BEGIN
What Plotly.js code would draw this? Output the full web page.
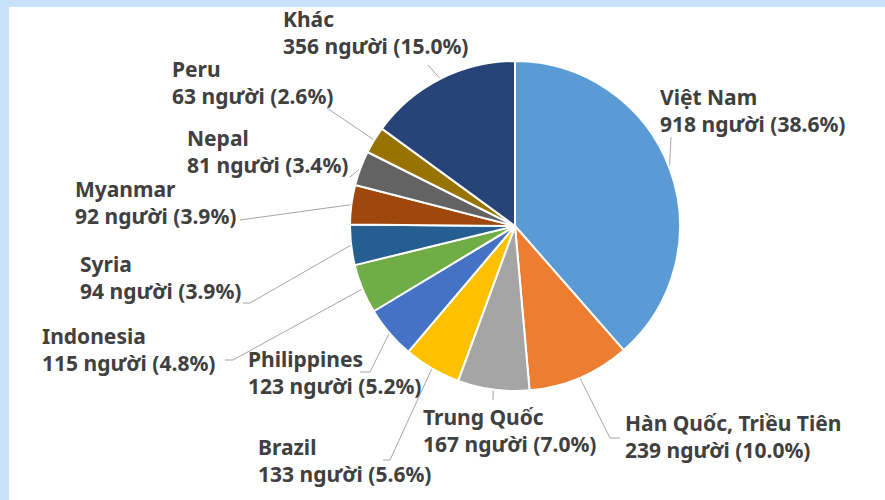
<!DOCTYPE html>
<html>
<head>
<meta charset="utf-8">
<script src="https://cdn.plot.ly/plotly-3.0.1.min.js"></script>
<style>html,body{margin:0;padding:0;background:#fff;}#chart{width:885px;height:500px;}</style>
</head>
<body>
<div id="chart"></div>
<script>
// ---- data ----
const countries = ["Việt Nam","Hàn Quốc, Triều Tiên","Trung Quốc","Brazil","Philippines","Indonesia","Syria","Myanmar","Nepal","Peru","Khác"];
const people = [918,239,167,133,123,115,94,92,81,63,356];
const unitWord = "người";

// ---- style ----
const sliceColors = ["#5B9BD5","#ED7D31","#A5A5A5","#FFC000","#4472C4","#70AD47","#255E91","#9E480E","#636363","#997300","#264478"];
const W = 885, H = 500;
const CX = 515, CY = 226, R = 165;           // pie centre / radius in pixels
// label text positions (left x, top y) in pixels
const labelPos = [[658,81],[623,407],[421,401],[256,431],[246,343],[40,320],[78,248],[73,173],[185,122],[170,53],[281,3]];
// leader-line label-side points in pixels
const leaderEnds = [
  [[671,137]],
  [[610,438],[620,438]],
  [[493,400]],
  [[390,460],[383,460]],
  [[370,372],[360,372]],
  [[233,360],[225,360]],
  [[250,303],[243,303]],
  [[240,220]],
  [[350,177]],
  [[327,108]],
  [[428,65]]
];

const total = people.reduce((a,b)=>a+b,0);
const texts = countries.map((c,i)=> c + "<br>" + people[i] + " " + unitWord + " (" + (people[i]/total*100).toFixed(1) + "%)");

// slice mid-angle edge points (from data)
let cum = 0;
const edgePts = people.map(v=>{
  const mid = (cum + v/2)/total; cum += v;
  const a = mid*2*Math.PI;
  return [CX + R*Math.sin(a), CY - R*Math.cos(a)];
});

const lx = [], ly = [];
edgePts.forEach((p,i)=>{
  lx.push(p[0]); ly.push(p[1]);
  leaderEnds[i].forEach(q=>{lx.push(q[0]); ly.push(q[1]);});
  lx.push(null); ly.push(null);
});

const pie = {
  type:"pie", values: people, labels: countries, sort:false, direction:"clockwise", rotation:0,
  textinfo:"none", hoverinfo:"skip", showlegend:false,
  marker:{colors:sliceColors, line:{color:"#FFFFFF", width:2}},
  domain:{x:[(CX-R)/W,(CX+R)/W], y:[(H-CY-R)/H,(H-CY+R)/H]}
};
const leaders = {
  type:"scatter", mode:"lines", x:lx, y:ly, hoverinfo:"skip", showlegend:false,
  line:{color:"#A6A6A6", width:1}
};

const annotations = texts.map((t,i)=>({
  x: labelPos[i][0], y: labelPos[i][1], xref:"x", yref:"y",
  xanchor:"left", yanchor:"top", align:"left", showarrow:false,
  text: t, font:{family:"'Noto Sans', 'Open Sans', sans-serif", size:21, color:"#404040", weight:700}
}));

const layout = {
  width: W, height: H, margin:{l:0,r:0,t:0,b:0},
  paper_bgcolor:"#FFFFFF", plot_bgcolor:"rgba(0,0,0,0)",
  xaxis:{range:[0,W], visible:false, fixedrange:true, domain:[0,1]},
  yaxis:{range:[H,0], visible:false, fixedrange:true, domain:[0,1]},
  shapes:[
    {type:"rect", xref:"paper", yref:"paper", x0:0, x1:1, y0:1-7/H, y1:1, fillcolor:"#C9E1FA", line:{width:0}, layer:"below"},
    {type:"rect", xref:"paper", yref:"paper", x0:0, x1:9/W, y0:0, y1:1, fillcolor:"#C9E1FA", line:{width:0}, layer:"below"}
  ],
  annotations: annotations
};

Plotly.newPlot("chart", [leaders, pie], layout, {displayModeBar:false, staticPlot:true});
</script>
</body>
</html>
END
● WHAT TO DO
Pictures stay out. Print the data exactly, from its first line through the line containing "const texts = countries.map((c,i)=>".

● REPLY
What Plotly.js code would draw this? Output the full web page.
<!DOCTYPE html>
<html>
<head>
<meta charset="utf-8">
<script src="https://cdn.plot.ly/plotly-3.0.1.min.js"></script>
<style>html,body{margin:0;padding:0;background:#fff;}#chart{width:885px;height:500px;}</style>
</head>
<body>
<div id="chart"></div>
<script>
// ---- data ----
const countries = ["Việt Nam","Hàn Quốc, Triều Tiên","Trung Quốc","Brazil","Philippines","Indonesia","Syria","Myanmar","Nepal","Peru","Khác"];
const people = [918,239,167,133,123,115,94,92,81,63,356];
const unitWord = "người";

// ---- style ----
const sliceColors = ["#5B9BD5","#ED7D31","#A5A5A5","#FFC000","#4472C4","#70AD47","#255E91","#9E480E","#636363","#997300","#264478"];
const W = 885, H = 500;
const CX = 515, CY = 226, R = 165;           // pie centre / radius in pixels
// label text positions (left x, top y) in pixels
const labelPos = [[658,81],[623,407],[421,401],[256,431],[246,343],[40,320],[78,248],[73,173],[185,122],[170,53],[281,3]];
// leader-line label-side points in pixels
const leaderEnds = [
  [[671,137]],
  [[610,438],[620,438]],
  [[493,400]],
  [[390,460],[383,460]],
  [[370,372],[360,372]],
  [[233,360],[225,360]],
  [[250,303],[243,303]],
  [[240,220]],
  [[350,177]],
  [[327,108]],
  [[428,65]]
];

const total = people.reduce((a,b)=>a+b,0);
const texts = countries.map((c,i)=> c + "<br>" + people[i] + " " + unitWord + " (" + (people[i]/total*100).toFixed(1) + "%)");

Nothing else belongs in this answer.